My First Jane Austen Rant


There are lots of reasons why the recent Austen frenzy must be called a most deplorable event. One of them is that now everyone feels entitled to give judgement on her novels -- especially those who have never read them, or have never given them a thought before.

"Jane Austen is all about love." Tsktsktsk, she wrote cheesy chick-lit, pure and simple.

"Jane Austen is all about money." Oh my! how mercenary, how despicable!

What next? Ah, yes: "Oh, but it's not just the poor she ignores, it's any subject of any real importance whatsoever. Even women's issues, supposedly her main interest. Compare her with Mary Wollestonecraft. It's like something an ostrich might have written." (I found this in the comment section of some tabloid blog, some weeks ago, but have not been able to rediscover the source).

1. Beware of people who try to set laws about what subjects writers should treat and how they should treat them.

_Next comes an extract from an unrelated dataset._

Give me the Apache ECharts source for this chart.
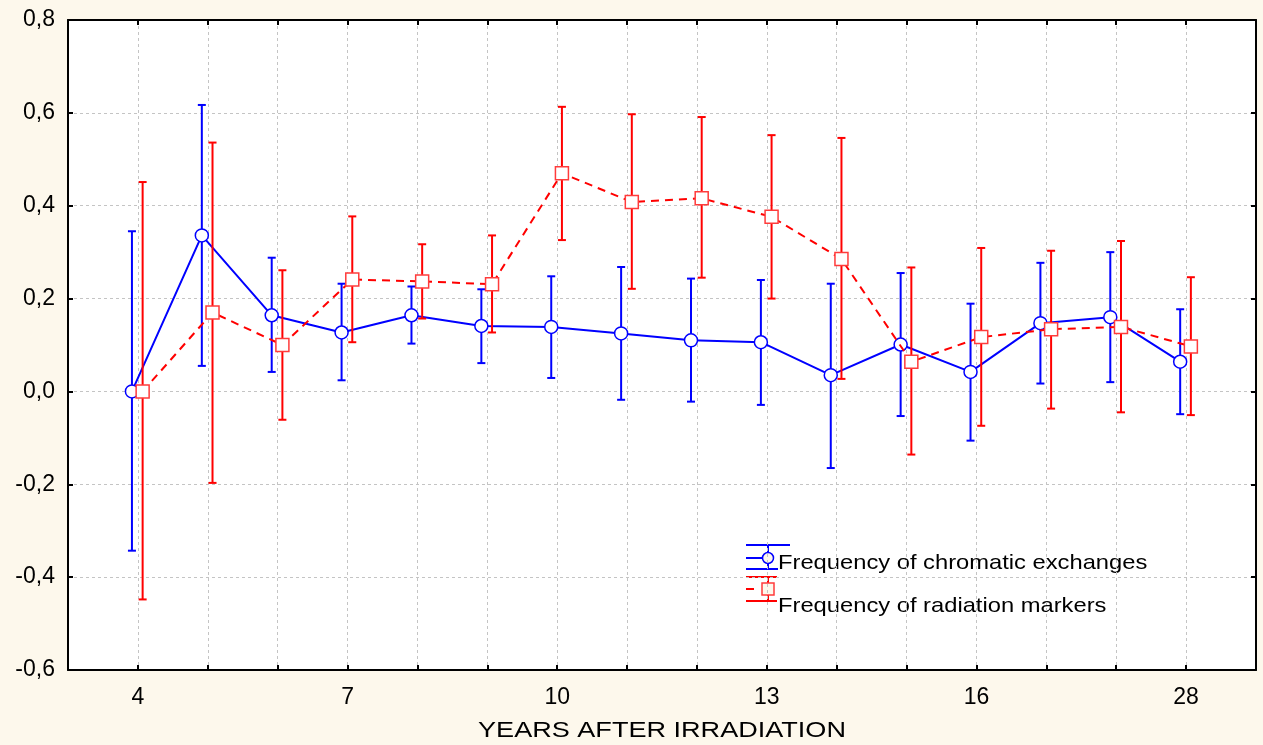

2. What, pray, are "subjects of real importance"?

3. In a free society, there is only one thing you can rightfully ask writers to do -- namely, to give their readers the very best they are able to give. Which Jane Austen did.

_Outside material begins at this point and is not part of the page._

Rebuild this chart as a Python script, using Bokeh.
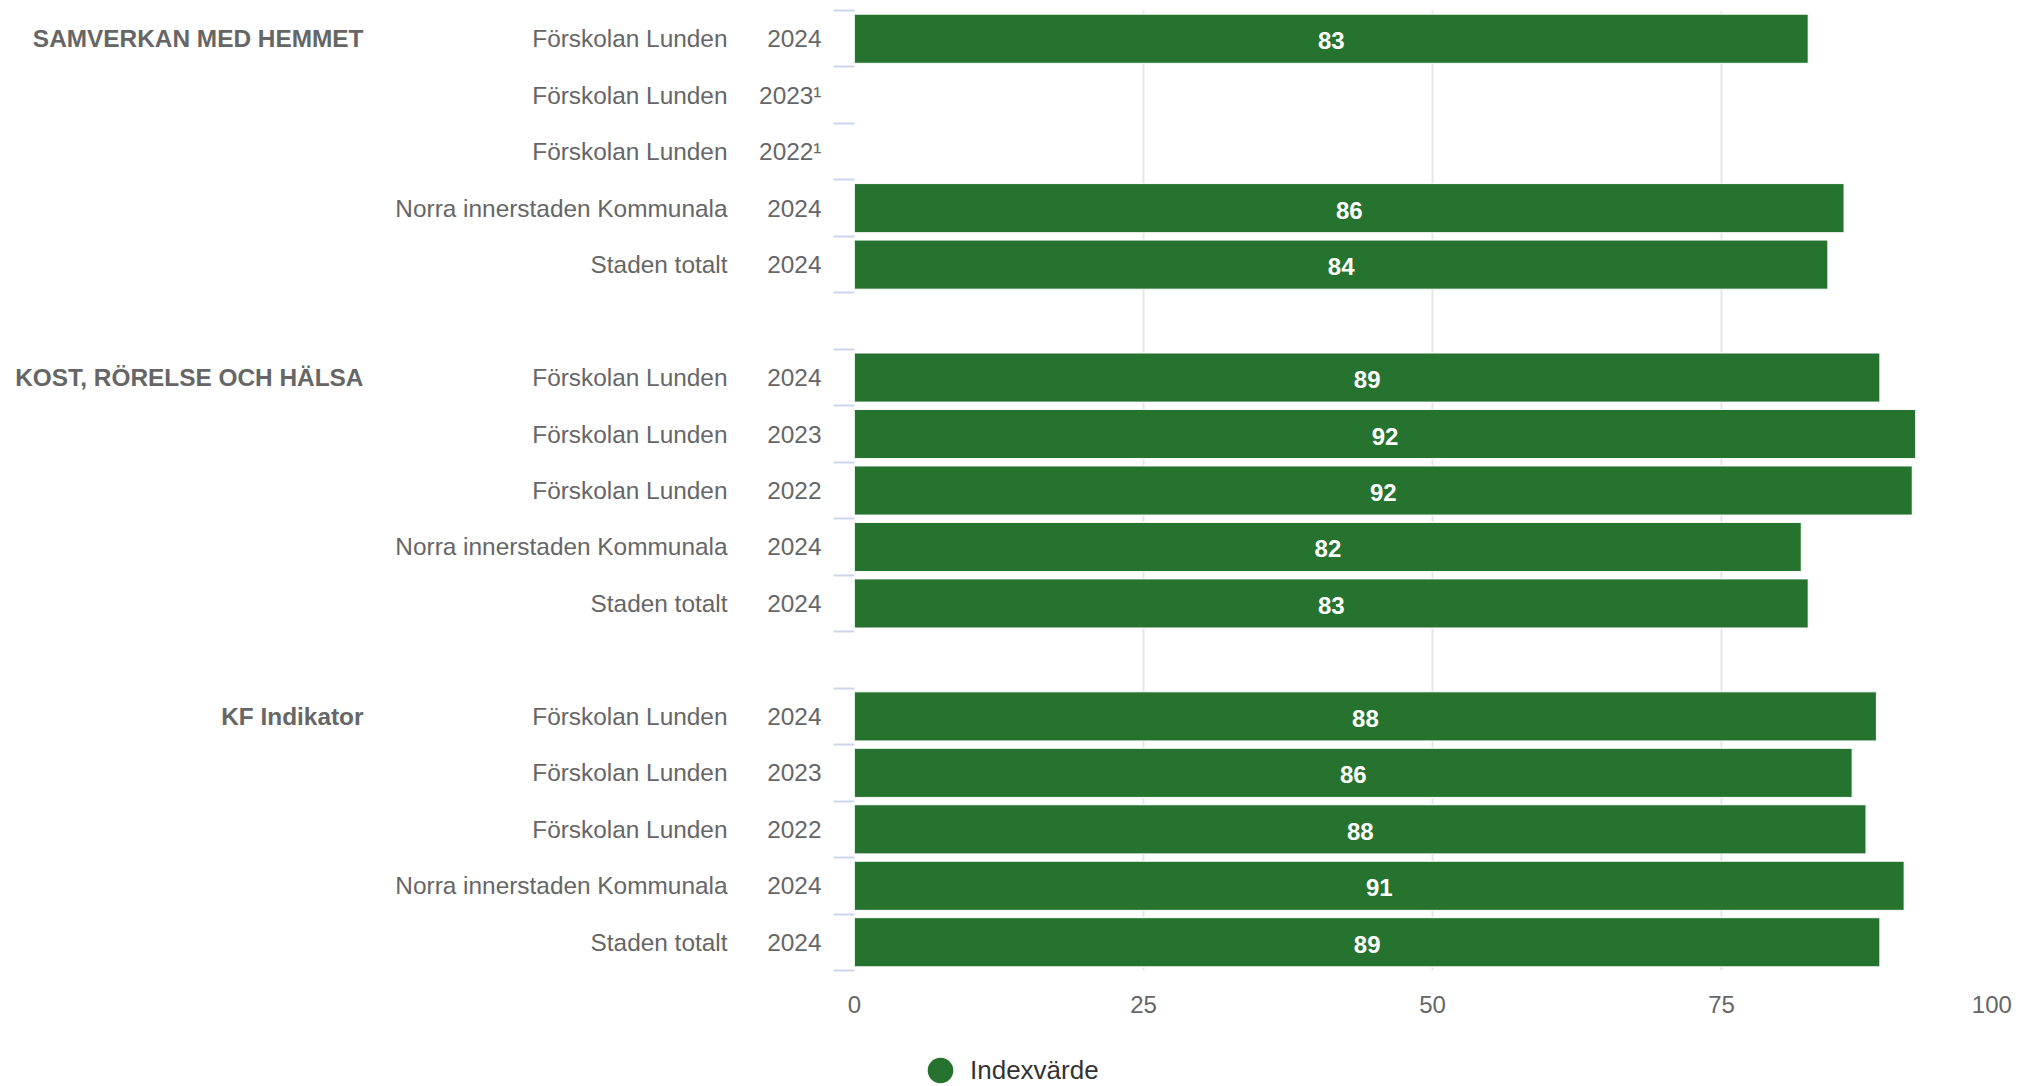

4. Jane Austen's concept of writing is that of classic literature (Shakespeare, Molière etc). Which means that she didn't deal with futile events and phenomenons of contemporary society and politics, but with what is consistent throughout all ages, e.g. human nature.

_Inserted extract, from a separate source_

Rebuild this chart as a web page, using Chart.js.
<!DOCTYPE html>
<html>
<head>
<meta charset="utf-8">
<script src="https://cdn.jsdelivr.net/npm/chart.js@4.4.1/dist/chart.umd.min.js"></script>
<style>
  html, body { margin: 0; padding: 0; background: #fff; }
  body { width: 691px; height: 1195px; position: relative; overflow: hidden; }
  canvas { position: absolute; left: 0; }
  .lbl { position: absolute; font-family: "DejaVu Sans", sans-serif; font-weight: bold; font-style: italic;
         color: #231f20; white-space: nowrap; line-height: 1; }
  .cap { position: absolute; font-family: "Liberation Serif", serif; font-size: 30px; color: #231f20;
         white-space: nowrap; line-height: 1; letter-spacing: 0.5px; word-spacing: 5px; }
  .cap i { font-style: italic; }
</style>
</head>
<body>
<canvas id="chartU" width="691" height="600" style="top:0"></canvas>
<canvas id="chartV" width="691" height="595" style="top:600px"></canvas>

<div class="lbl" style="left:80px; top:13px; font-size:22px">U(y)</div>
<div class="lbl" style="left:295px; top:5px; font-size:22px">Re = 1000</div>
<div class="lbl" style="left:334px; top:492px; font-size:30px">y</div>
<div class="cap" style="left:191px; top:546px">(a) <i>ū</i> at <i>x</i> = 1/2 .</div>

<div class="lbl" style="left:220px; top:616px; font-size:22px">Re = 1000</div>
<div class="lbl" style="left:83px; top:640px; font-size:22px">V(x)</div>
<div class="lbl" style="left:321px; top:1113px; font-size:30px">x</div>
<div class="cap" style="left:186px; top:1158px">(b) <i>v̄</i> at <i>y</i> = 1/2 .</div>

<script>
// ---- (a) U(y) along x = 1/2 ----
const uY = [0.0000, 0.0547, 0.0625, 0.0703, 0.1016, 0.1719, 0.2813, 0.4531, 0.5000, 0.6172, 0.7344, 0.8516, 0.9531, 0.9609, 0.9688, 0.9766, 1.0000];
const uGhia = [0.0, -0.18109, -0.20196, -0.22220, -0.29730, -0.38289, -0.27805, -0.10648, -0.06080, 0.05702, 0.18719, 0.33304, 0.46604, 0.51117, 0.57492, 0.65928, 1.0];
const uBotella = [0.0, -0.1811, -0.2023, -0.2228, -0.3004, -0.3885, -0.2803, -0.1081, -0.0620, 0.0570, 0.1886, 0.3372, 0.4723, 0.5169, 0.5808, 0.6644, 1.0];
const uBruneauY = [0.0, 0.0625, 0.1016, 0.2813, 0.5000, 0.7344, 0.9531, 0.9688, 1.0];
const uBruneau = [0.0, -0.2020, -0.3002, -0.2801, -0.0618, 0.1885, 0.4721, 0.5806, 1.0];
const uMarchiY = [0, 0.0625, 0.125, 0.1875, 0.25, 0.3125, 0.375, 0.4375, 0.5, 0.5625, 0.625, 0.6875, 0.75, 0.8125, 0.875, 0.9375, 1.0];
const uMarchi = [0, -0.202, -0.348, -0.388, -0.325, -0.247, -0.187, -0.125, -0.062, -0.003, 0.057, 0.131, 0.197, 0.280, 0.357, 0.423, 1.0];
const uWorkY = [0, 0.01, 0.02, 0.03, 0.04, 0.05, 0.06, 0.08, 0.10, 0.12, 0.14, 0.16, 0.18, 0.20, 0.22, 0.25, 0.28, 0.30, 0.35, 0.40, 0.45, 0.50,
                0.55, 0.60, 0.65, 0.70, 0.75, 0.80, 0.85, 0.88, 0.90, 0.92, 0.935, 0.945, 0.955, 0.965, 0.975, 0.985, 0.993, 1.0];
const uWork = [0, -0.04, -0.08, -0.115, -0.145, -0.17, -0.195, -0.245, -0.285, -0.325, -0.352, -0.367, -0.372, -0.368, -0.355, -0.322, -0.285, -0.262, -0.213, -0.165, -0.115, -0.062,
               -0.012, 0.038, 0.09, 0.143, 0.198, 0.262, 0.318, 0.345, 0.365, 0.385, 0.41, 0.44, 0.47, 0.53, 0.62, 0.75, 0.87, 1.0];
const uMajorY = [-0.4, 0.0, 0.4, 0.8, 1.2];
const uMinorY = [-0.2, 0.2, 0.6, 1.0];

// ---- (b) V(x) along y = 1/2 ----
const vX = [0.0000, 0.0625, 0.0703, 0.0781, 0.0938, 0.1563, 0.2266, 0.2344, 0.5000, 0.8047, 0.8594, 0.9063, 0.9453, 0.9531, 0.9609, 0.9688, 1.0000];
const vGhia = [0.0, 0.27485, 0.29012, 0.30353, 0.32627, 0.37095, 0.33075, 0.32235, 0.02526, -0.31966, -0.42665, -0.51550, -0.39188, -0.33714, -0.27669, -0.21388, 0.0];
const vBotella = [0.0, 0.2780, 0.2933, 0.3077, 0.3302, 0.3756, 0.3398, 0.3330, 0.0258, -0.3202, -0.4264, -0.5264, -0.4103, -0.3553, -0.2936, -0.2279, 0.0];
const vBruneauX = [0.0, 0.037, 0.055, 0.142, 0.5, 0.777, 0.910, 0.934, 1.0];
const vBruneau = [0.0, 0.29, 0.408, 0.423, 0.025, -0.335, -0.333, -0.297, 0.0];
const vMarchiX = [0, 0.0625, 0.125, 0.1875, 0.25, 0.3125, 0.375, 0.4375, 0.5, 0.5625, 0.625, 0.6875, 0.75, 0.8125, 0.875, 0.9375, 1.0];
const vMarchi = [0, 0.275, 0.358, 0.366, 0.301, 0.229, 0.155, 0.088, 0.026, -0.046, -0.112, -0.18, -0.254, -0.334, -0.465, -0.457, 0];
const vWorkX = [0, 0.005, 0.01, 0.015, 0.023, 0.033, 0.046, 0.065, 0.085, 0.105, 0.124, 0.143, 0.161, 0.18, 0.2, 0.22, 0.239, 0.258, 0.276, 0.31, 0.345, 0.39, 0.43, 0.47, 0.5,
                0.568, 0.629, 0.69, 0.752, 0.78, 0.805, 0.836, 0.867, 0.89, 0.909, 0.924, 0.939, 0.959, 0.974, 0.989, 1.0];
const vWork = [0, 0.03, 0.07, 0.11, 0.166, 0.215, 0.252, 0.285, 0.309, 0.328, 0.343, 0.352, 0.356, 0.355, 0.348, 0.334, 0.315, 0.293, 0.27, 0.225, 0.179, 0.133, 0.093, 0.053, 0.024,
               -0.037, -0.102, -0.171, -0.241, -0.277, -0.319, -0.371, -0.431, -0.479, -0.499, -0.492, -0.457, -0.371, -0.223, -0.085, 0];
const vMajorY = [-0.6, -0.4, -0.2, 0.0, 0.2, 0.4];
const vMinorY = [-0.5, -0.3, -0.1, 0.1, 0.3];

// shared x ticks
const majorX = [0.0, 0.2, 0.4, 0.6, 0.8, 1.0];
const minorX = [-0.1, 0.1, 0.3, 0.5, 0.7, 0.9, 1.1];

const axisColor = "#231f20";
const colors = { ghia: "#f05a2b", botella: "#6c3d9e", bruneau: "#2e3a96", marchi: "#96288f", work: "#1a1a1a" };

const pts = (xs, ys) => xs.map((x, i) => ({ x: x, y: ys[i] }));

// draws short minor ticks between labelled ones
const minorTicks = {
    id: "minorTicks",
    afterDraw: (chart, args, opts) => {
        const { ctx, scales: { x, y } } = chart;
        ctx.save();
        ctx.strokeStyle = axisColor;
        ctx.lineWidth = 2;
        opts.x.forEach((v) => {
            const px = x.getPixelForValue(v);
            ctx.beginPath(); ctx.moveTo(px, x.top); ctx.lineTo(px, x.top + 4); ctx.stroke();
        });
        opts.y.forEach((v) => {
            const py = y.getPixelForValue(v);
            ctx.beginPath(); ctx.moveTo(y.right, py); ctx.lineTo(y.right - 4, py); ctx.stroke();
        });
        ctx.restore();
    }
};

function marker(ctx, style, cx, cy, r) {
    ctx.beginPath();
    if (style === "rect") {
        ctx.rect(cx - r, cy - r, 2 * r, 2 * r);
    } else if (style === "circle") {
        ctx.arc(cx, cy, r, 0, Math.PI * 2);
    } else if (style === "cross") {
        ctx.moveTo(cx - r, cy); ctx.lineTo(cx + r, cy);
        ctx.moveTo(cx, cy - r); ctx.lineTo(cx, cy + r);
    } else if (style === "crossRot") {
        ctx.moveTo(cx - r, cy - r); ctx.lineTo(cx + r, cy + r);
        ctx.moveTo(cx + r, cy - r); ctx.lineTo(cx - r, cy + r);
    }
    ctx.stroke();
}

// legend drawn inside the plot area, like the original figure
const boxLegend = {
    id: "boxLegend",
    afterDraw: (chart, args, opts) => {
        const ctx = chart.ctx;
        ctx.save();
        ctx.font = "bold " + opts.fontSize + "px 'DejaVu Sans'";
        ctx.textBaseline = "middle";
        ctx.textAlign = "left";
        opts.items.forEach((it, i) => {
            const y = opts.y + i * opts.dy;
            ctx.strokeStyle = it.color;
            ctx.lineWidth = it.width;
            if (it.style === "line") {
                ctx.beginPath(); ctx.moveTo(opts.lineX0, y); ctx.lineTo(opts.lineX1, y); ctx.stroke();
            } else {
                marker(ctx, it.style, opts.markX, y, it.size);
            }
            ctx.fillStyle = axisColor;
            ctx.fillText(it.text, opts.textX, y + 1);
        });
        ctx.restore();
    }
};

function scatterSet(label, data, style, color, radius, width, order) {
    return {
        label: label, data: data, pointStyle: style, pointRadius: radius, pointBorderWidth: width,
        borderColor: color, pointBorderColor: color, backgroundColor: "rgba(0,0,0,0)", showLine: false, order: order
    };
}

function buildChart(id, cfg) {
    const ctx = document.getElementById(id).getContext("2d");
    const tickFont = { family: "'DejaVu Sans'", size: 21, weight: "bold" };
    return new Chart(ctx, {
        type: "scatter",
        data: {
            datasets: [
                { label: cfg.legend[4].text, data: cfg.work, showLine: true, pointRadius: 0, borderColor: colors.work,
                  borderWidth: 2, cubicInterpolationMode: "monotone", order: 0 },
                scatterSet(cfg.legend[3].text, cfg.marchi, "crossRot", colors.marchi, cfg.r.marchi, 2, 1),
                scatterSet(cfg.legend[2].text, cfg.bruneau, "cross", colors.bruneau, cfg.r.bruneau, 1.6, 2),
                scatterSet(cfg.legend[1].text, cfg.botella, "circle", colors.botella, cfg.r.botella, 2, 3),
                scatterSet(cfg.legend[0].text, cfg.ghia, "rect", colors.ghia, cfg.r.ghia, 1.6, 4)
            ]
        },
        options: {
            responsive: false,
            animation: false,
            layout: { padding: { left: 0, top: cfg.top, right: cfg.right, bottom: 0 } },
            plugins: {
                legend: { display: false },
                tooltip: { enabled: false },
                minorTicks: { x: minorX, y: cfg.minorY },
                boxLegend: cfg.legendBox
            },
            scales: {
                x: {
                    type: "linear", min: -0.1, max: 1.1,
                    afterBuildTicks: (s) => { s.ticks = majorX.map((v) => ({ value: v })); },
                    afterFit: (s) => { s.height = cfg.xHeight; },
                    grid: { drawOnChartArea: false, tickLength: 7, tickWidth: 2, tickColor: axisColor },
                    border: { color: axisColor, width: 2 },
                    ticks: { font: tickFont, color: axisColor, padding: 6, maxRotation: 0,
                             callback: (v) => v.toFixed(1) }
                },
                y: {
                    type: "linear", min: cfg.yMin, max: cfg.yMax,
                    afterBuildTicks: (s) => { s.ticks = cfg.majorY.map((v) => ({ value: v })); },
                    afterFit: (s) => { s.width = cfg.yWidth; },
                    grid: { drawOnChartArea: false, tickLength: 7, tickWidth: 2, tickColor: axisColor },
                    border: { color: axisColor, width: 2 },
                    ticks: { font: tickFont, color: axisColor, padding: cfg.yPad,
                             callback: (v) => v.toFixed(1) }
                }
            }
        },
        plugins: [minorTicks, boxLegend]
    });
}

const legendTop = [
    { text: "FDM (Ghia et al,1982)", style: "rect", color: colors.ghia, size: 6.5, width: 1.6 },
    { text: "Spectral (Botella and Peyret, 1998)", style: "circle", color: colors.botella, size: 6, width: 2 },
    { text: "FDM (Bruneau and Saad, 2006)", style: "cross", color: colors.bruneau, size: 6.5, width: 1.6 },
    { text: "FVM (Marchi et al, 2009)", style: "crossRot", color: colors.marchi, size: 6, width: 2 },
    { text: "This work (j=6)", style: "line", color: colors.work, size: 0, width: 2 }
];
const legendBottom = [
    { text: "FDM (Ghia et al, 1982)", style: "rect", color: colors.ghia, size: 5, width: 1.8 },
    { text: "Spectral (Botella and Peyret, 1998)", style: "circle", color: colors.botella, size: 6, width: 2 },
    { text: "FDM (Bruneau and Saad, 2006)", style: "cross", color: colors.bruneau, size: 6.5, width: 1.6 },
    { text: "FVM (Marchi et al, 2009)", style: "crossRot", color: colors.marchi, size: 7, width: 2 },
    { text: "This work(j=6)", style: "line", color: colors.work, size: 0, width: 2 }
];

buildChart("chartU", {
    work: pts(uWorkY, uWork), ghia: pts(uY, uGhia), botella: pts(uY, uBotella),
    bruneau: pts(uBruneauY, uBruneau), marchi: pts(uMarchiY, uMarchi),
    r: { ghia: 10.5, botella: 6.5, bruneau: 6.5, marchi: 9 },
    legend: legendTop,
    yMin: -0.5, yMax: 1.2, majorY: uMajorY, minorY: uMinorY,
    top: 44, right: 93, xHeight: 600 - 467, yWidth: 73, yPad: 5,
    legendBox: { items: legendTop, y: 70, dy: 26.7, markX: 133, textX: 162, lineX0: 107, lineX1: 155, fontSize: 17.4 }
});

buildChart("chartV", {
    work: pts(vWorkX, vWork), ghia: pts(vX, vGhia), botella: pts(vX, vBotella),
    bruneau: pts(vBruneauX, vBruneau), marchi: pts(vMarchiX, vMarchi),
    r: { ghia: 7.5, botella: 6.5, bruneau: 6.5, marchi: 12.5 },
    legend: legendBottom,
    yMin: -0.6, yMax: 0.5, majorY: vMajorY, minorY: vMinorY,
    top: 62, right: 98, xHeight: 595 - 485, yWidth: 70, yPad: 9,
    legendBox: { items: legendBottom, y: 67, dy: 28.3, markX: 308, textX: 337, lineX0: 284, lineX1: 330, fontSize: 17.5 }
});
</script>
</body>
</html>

5. The subject of real importance Jane Austen was treating, above all in her unequaled master pieces, Mansfield Park and Emma, is self-delusion and self-knowledge -- e.g. human subjectivity. This subject will rest an essential one throughout all history of mankind, and applies as much to people of today (especially those who think they know how the world should be run), as it mattered two hundred years ago.

6. Good intentions (in this case, solidarity with the working class and outrage with the defects of society) don't make a good book. Thanks a bunch, Mary Wollstonecraft, for writing about women's rights. No doubt your work was an essential and important one, and I shall never grudge you anything I don't like in your style and your subjects. However, I suppose that I'm not the only one to feel that your literary work is sentimental, melodramatic, preachy and greatly outdated by now -- as well as downright dreary stuff. That goes, BTW, for a lot of well-intentioned writers who indulge in nice black and white tableaux of noble working class sufferers on the one side, and rich capitalist villains on the other. Messages to be imposed upon the reader nearly always ruin a writer's talents of observation and imagination (if s/he ever possessed them, in the first instance).

7. A great German-Jewish journalist and literary critic of the 20th century, Kurt Tucholsky -- decidedly leftist --, once reviewed a novel that was based on the best intentions, relating a scandal of WW I, and exposing social injustice. Tucholsky greatly approved of the novel, but was outraged with its pompous beginning ("The earth, Tellus, a tiny planet, is swirling through the depths of the universe..."). "When", Tucholsky did ask impatiently, "will you finally get to understand that God with his whole universe attached can be found in the onion pattern of a coffee cup?"

Wednesday, April 25, 2007

Entry the first


Fine. Now I do have a blog, too. Everyone has one, right? So it was about time that I joined the crowd. And as I like to comment now and then on other blogs it's only fair that I give my targets a way of hitting back. Only problem is, what shall I write into my blog? I never took to diary writing before. So I guess this is why I called my blog the realm of conjecture. One conjecture at least seams fairly certain: that next to no-one will come to read here. Which is kind of reassuring, since being no native speaker of English, there shall be lots and lots of badly chosen words, spelling errors and grammar slips. Enjoy!